Hz. Muhammed, Alevi-Bektaşiler tarafından Allah’ın elçisi ve İslam dininin peygamberi olarak kabul görmektedir. Alevi-Bektaşilerin ibadet pratiklerinde söyledikleri her türlü duada Hz. Muhammed’in adı, Tanrı’dan sonra, Hz. Ali’den önce gelmekte ve genellikle Muhammed Mustafa şeklinde anılmaktadır. Alevi-Bektaşilerin köken anlatısı şeklinde değerlendirebileceğimiz Hz. Muhammed’in miraca yükselişinin ardından katılım gösterdiği Kırklar Ceminin ibadet pratiklerinin biçimlenmesinin sağlayıcısı olduğu yönündeki genel görüş, Hz. Muhammed’in Alevi-Bektaşi teolojisindeki yerinin ve öneminin kanıtı niteliğindedir. Hz. Muhammed, Alevi-Bektaşi deyişleri ve dualarında genellikle “nur-u nebi” olarak ifade edilir ve Hz. Muhammed’in son peygamber olduğunun altı çizilir.
Alevi-Bektaşi inancında Güneş’in Hz. Muhammed’i, Ay’ın ise Hz. Ali’yi sembolize ettiğine inanılır. Bu gerekçe ile Alevi-Bektaşiler, yeni ayın doğduğu akşam yüzlerini aya doğru dönerek ya Allah, ya Muhammed, ya Ali! şeklinde niyaz ederler ve avuç içleri yukarı gelecek şekilde dua ederler. Hz. Ali’yi sembolize ettiğine inanılan Ay’a saygı göstermek için Ay tutulmasında tutulma hadisesi sona erene kadar Ay’a doğru yönelerek niyaz edilir (Selçuk, 2008: 75-76).

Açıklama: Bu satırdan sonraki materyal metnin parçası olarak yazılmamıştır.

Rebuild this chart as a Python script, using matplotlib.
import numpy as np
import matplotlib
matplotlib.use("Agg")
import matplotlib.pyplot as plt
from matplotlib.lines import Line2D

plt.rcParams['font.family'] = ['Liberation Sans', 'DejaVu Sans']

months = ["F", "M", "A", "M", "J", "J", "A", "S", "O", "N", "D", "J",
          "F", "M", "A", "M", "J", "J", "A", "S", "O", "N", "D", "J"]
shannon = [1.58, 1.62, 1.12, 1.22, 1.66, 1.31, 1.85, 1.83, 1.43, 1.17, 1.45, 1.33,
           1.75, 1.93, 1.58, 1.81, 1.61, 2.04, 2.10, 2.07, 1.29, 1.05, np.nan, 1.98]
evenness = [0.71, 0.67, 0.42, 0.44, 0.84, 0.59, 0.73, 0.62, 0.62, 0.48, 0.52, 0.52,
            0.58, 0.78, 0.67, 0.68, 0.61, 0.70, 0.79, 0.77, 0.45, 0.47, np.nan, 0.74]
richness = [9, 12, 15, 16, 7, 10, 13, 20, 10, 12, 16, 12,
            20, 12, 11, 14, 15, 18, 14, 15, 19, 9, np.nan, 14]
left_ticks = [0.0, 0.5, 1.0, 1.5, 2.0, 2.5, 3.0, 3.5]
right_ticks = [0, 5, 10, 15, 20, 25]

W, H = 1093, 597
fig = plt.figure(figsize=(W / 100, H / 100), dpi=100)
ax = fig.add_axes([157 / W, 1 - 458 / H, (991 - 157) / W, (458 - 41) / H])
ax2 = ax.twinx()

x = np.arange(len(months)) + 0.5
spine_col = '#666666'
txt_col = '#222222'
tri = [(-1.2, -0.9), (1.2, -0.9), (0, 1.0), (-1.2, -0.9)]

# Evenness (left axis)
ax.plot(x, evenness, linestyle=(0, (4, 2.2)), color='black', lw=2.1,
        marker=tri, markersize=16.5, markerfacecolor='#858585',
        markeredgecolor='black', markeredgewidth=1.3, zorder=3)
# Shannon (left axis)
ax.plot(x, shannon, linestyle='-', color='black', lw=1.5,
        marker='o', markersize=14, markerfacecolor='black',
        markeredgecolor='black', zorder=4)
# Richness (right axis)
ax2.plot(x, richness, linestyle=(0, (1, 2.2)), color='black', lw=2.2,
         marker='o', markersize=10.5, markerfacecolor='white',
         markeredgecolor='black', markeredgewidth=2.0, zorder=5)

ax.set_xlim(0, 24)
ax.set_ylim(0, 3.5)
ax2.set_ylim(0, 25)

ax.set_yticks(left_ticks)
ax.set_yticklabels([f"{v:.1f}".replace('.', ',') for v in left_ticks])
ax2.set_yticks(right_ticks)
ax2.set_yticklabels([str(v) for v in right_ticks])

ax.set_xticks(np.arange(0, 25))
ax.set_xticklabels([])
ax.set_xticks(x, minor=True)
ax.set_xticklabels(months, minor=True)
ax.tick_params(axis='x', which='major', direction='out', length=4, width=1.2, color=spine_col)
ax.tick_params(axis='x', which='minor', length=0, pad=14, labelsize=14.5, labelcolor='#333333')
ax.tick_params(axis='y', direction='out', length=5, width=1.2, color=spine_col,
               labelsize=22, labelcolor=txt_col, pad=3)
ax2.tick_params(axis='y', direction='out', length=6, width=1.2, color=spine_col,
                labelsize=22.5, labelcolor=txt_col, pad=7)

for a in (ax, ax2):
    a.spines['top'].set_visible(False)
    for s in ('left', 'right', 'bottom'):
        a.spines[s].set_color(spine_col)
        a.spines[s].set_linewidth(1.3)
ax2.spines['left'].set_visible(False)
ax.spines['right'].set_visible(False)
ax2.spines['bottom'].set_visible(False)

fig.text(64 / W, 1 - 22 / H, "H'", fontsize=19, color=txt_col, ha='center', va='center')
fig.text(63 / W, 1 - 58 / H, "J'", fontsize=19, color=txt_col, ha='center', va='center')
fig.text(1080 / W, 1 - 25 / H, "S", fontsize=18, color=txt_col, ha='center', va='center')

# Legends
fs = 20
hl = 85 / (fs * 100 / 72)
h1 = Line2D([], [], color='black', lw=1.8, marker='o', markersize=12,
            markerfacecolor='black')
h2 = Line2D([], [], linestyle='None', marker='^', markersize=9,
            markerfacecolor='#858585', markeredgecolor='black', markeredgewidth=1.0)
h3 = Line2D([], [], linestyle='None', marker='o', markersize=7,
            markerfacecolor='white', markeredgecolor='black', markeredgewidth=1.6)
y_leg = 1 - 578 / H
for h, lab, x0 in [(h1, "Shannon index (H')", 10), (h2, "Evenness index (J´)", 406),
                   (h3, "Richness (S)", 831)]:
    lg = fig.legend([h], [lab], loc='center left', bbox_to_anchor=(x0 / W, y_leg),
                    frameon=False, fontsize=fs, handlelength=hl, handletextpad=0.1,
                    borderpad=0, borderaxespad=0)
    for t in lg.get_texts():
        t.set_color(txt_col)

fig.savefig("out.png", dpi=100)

Hz. Ali, Hz. Muhammed’den sonra İslam dünyasının öneme haiz ikinci ismidir. Ehlibeyt’e mensup olan Hz. Ali, On İki İmamların başında yer alan imamdır. Alevi- Bektaşi inancına göre Hz. Muhammed ve Hz. Ali, bir/aynı nurdan yaratılmıştır. Alevi- Bektaşiliğe ait Hz. Ali tasavvurunda, etrafında oluşan kahramanlık temalı anlatılarla çok katmanlı bir hale gelerek Hz. Ali’nin tarihî kişiliğine mitik bir çerçeve kazandırılmıştır (Yar, 2016: 130). Gerçek Ali olan Hz. Ali, Alevilik içerisinde bir sembol niteliğindedir ve hiçbir zaman bir Alevi gibi düşünüp Alevi gibi yaşamamış; Hz. Muhammed’in sünnetine sıkı sıkıya bağlı bir kişidir. Hz. Ali’nin yaptığı düşünülen, ona isnat edilen tutum ve davranışlar ona yüklenmiş birer fonksiyon olmakla birlikte, yaratılan doğaüstü Ali’nin kişiliğinde gerçek temsilini bulmuştur. Bir başka deyişle, Anadolu Aleviliğini doğuran Hz. Ali değildir; Anadolu Aleviliği, Hz. Ali düşüncesini doğurmuştur (Er, 1998: 2). Dolayısıyla, Hz. Ali, Alevi-Bektaşilerin kolektif belleğinde, tarihî şahsiyetinin yanında, menkıbevi ve mitik şahsiyeti ile de yer alır. Bu da söz konusu inanç ve kültür evrenindeki Hz. Ali tasavvurunun çok boyutlu ve tarihî mahiyetinden çok daha geniş olmasının sebebidir.